* [Your instructions]:
From the listing that follows, reproduce only the lines from the one holding "Output the Python" through the one holding "sizes = [13, 12, 11, 11]", both included, with no pictures.

* [Information provided]:

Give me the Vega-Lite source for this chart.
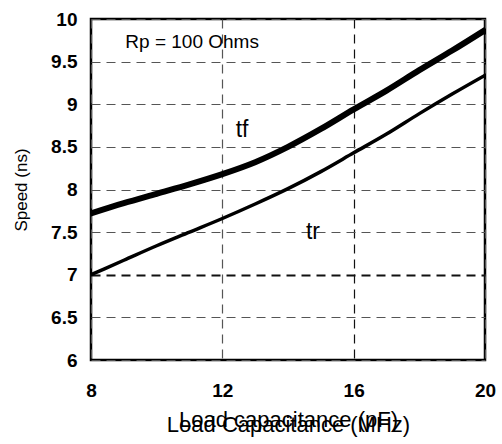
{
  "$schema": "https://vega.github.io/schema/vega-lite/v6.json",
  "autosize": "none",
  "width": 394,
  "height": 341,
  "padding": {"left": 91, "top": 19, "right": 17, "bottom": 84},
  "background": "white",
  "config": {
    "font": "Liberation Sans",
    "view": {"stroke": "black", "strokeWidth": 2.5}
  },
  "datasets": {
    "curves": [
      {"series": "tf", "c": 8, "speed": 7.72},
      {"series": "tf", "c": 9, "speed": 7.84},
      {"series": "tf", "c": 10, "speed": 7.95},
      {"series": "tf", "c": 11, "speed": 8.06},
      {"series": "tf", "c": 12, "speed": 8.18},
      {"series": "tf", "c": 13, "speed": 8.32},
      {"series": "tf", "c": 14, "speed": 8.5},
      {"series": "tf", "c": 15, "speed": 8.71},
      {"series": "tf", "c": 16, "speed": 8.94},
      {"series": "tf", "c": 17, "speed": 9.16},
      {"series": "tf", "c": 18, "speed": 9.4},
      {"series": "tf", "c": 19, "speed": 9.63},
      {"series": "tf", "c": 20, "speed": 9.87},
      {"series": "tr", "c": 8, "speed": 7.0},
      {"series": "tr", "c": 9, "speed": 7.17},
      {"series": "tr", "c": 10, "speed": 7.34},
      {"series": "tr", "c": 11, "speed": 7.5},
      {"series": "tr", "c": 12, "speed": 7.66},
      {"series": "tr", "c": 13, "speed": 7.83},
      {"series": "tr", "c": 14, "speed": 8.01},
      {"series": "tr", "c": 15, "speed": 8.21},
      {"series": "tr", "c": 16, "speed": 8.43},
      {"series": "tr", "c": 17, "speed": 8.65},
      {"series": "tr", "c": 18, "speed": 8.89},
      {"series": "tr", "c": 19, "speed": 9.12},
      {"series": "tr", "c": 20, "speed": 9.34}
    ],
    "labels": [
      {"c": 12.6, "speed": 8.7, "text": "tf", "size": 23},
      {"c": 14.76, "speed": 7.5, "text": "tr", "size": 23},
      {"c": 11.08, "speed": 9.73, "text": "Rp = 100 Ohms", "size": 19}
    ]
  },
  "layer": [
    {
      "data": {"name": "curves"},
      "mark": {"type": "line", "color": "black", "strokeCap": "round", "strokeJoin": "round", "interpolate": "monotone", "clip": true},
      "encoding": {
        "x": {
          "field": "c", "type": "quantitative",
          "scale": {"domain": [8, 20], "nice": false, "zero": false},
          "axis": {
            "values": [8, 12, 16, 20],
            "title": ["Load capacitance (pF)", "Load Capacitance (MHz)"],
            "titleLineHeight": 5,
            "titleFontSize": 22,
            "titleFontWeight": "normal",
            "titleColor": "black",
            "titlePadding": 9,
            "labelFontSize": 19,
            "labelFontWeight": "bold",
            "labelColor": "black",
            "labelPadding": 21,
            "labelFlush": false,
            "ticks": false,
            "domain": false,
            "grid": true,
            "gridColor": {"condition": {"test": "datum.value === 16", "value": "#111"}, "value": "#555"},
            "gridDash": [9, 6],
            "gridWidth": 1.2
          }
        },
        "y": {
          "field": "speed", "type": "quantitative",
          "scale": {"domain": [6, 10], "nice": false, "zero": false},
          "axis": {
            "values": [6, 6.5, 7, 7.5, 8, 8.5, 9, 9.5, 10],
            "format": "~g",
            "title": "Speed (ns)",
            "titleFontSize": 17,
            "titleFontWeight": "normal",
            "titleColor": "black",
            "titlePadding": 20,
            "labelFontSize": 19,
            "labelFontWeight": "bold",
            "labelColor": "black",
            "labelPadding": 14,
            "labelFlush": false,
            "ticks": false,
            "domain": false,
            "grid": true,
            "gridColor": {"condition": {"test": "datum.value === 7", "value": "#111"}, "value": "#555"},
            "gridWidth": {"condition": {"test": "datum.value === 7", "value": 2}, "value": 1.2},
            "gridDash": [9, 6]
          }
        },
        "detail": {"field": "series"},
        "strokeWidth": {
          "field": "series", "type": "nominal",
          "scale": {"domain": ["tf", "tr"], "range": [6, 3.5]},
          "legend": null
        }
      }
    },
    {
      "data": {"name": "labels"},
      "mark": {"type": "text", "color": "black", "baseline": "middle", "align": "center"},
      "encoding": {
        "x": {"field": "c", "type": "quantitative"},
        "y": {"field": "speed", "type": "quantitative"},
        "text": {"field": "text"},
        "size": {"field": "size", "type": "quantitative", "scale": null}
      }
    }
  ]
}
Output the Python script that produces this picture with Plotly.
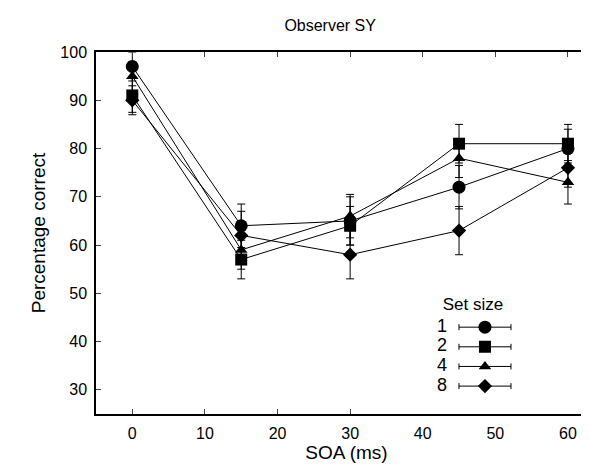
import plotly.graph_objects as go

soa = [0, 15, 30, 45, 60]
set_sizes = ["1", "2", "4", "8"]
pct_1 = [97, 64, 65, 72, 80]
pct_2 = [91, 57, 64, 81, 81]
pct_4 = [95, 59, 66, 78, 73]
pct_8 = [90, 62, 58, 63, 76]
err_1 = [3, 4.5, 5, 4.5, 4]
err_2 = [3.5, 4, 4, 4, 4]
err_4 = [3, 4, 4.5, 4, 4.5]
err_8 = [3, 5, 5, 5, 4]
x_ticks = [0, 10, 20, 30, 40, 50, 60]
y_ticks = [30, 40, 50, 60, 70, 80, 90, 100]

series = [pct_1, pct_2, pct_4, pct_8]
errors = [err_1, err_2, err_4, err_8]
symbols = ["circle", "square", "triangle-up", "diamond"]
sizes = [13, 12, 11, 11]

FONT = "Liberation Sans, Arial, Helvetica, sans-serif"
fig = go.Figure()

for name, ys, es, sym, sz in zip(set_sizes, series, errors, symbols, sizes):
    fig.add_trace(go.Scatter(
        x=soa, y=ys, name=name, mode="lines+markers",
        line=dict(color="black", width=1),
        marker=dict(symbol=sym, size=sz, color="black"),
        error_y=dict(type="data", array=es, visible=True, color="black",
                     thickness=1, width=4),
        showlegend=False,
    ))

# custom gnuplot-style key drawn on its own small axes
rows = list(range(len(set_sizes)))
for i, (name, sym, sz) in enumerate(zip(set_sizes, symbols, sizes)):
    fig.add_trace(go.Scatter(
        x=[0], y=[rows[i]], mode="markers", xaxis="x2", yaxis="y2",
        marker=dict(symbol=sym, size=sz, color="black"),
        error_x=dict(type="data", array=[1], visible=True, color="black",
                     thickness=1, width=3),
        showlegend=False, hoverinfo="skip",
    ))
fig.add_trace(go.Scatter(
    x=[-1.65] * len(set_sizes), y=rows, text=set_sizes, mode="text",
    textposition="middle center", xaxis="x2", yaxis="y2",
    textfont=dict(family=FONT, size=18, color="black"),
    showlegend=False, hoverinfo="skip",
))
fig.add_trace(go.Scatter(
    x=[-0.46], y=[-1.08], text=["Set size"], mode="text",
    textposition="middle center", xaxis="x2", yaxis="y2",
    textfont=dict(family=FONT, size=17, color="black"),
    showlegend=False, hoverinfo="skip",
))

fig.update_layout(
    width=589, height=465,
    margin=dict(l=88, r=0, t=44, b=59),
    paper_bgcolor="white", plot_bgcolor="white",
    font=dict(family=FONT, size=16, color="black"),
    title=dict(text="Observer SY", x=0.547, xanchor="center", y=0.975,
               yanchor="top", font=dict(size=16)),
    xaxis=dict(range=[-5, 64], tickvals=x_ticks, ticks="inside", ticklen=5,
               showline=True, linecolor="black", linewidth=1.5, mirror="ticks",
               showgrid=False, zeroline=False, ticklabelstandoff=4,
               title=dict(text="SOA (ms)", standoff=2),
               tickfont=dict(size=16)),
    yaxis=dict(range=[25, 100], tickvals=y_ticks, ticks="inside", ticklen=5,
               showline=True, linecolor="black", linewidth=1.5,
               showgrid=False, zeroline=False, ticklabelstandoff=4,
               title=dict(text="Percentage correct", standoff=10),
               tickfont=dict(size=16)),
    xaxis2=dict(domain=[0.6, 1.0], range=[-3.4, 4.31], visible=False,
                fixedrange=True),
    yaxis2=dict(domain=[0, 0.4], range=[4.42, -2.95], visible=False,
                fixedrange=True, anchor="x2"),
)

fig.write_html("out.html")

* [The reply]:
Output the Python script that produces this picture with Plotly.
import plotly.graph_objects as go

soa = [0, 15, 30, 45, 60]
set_sizes = ["1", "2", "4", "8"]
pct_1 = [97, 64, 65, 72, 80]
pct_2 = [91, 57, 64, 81, 81]
pct_4 = [95, 59, 66, 78, 73]
pct_8 = [90, 62, 58, 63, 76]
err_1 = [3, 4.5, 5, 4.5, 4]
err_2 = [3.5, 4, 4, 4, 4]
err_4 = [3, 4, 4.5, 4, 4.5]
err_8 = [3, 5, 5, 5, 4]
x_ticks = [0, 10, 20, 30, 40, 50, 60]
y_ticks = [30, 40, 50, 60, 70, 80, 90, 100]

series = [pct_1, pct_2, pct_4, pct_8]
errors = [err_1, err_2, err_4, err_8]
symbols = ["circle", "square", "triangle-up", "diamond"]
sizes = [13, 12, 11, 11]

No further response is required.